"This transaction is transformational for FIS in terms of scale... propelling us into the top 10 active investment managers in the UK," said Howard Carter, chief executive of FIS.
The acquisition of Royal & SunAlliance's assets will increase FIS's assets under management from £34bn to £70bn.
The company expects the deal to improve its income streams both in terms of stabilising them and contributing additional revenue. It forecasts earnings to be enhanced in the first full financial year ending December 31, 2003, excluding the amortisation of goodwill and the one-off transaction cost.
Under the terms of the deal, FIS has agreed with Royal & SunAlliance to become investment manager of £36bn of funds of the UK life and general insurance funds of Royal & SunAlliance, under an exclusive 10 year contract.

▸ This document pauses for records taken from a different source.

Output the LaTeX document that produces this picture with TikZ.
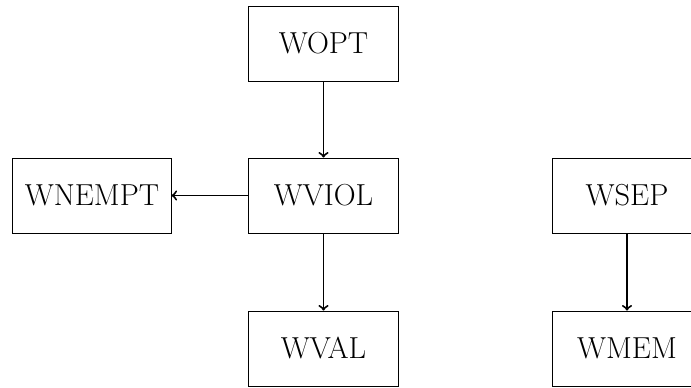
\documentclass[tikz,border=0pt]{standalone}
\usetikzlibrary{arrows}
\begin{document}
\begin{tikzpicture}[x=0.02cm,y=-0.02cm,
  box/.style={draw,line width=0.5pt,minimum width=3cm,minimum height=1.5cm,inner sep=6.8pt,font=\LARGE},
  conn/.style={->,line width=1.1pt}]
\useasboundingbox (0,0) rectangle (691,387);
\node[box] (wopt) at (323.5,43.5) {WOPT};
\node[box] (wviol) at (323.5,195.5) {WVIOL};
\node[box] (wnempt) at (92,195.5) {WNEMPT};
\node[box] (wval) at (323.5,348.5) {WVAL};
\node[box] (wsep) at (627,195.5) {WSEP};
\node[box] (wmem) at (627,348.5) {WMEM};
\draw[conn] (wopt) -- (wviol);
\draw[conn] (wviol) -- (wnempt);
\draw[conn] (wviol) -- (wval);
\draw[conn] (wsep) -- (wmem);
\end{tikzpicture}
\end{document}
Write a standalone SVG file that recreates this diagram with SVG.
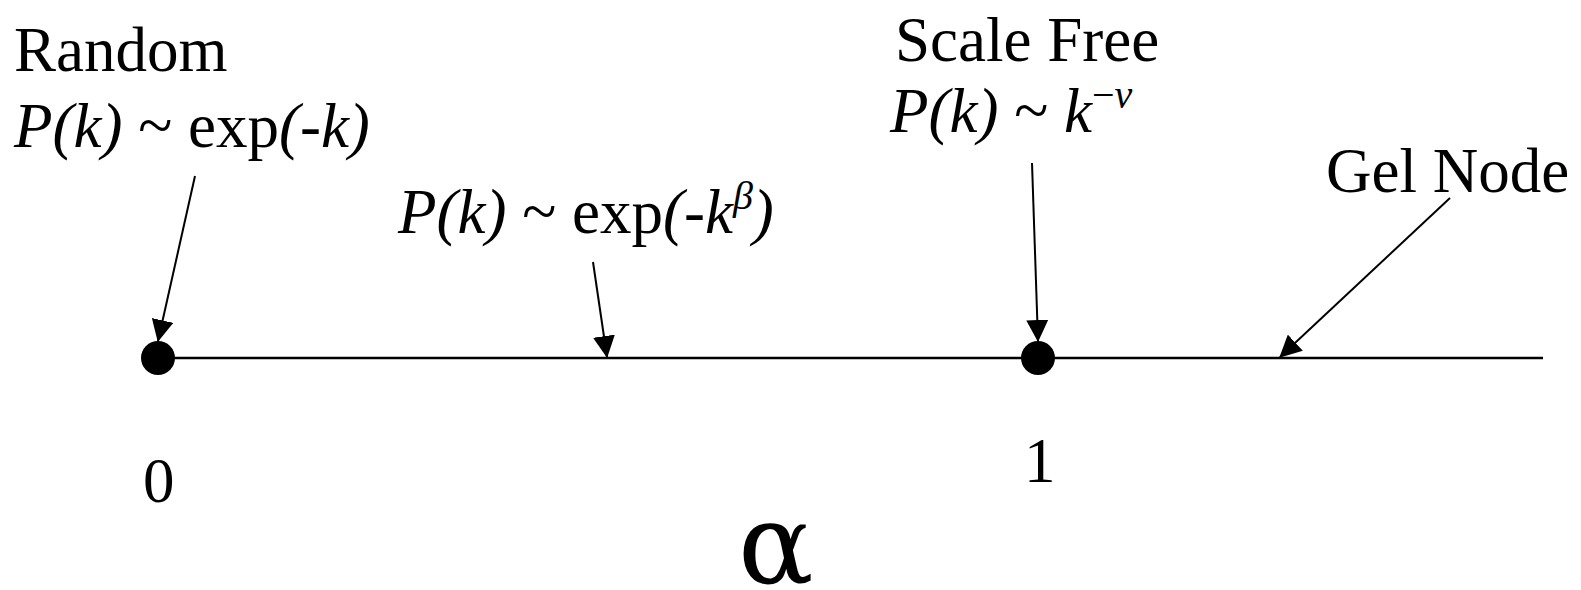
<svg xmlns="http://www.w3.org/2000/svg" width="1581" height="590" viewBox="0 0 1581 590">
<style>
text{font-family:"Liberation Serif","Times New Roman",serif;fill:#000;font-size:63px}
.i{font-style:italic}
.sup{font-size:40px}
.c{stroke:#000;stroke-width:2;fill:none}
</style>
<defs>
<marker id="ah" markerUnits="userSpaceOnUse" markerWidth="22" markerHeight="22" viewBox="0 0 22 22" refX="21" refY="11" orient="auto">
<path d="M0,0 L22,11 L0,22 Z" fill="#000"/>
</marker>
</defs>
<rect width="1581" height="590" fill="#fff"/>
<g id="axis">
<line x1="158" y1="358" x2="1543" y2="358" stroke="#000" stroke-width="2.5"/>
</g>
<g id="node-random">
<circle cx="158" cy="358" r="17" fill="#000"/>
<text x="14" y="71">Random</text>
<text x="14" y="147"><tspan class="i">P(k)</tspan> ~ exp<tspan class="i">(-k)</tspan></text>
<text x="143" y="502">0</text>
</g>
<g id="node-stretched">
<text x="398" y="233"><tspan class="i">P(k)</tspan> ~ exp<tspan class="i">(-k</tspan><tspan class="i sup" dy="-24">β</tspan><tspan class="i" dy="24">)</tspan></text>
</g>
<g id="node-scalefree">
<circle cx="1038" cy="358" r="17" fill="#000"/>
<text x="895" y="61">Scale Free</text>
<text x="890" y="132"><tspan class="i">P(k)</tspan> ~ <tspan class="i">k</tspan><tspan class="sup" dy="-24">−<tspan class="i">ν</tspan></tspan></text>
<text x="1024" y="482">1</text>
</g>
<g id="node-gel">
<text x="1326" y="192">Gel Node</text>
</g>
<g id="label-alpha">
<text x="738" y="583" style="font-family:'DejaVu Serif',serif;font-size:112px">α</text>
</g>
<g id="connectors">
<line class="c" x1="195" y1="176" x2="158" y2="341" marker-end="url(#ah)"/>
<line class="c" x1="593" y1="262" x2="607" y2="357" marker-end="url(#ah)"/>
<line class="c" x1="1032" y1="163" x2="1038" y2="341" marker-end="url(#ah)"/>
<line class="c" x1="1450" y1="198" x2="1280" y2="357" marker-end="url(#ah)"/>
</g>
</svg>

The move by FIS, which is 67% owned by Friends Provident, has been received well by the market. "The transaction projects FIS into the asset management premier league," said Credit Suisse First Boston in a research report published on Wednesday. "FIS is now in a stronger position to attract profitable third party mandates."
This view was echoed by ING, which said that the purchase represents a good deal for FIS, but questioned the use of Friends Provident's capital. Friends Provident contributed a loan of £190m to FIS to fund the acquisition and ING is not convinced that this was the most effective use of the funds for Friends Provident's shareholders.
But CSFB disagrees. "We view the acquistion as a good use of Friends Provident's excess capital, which until this point, has been earning a return lower than the cost of capital," said the firm.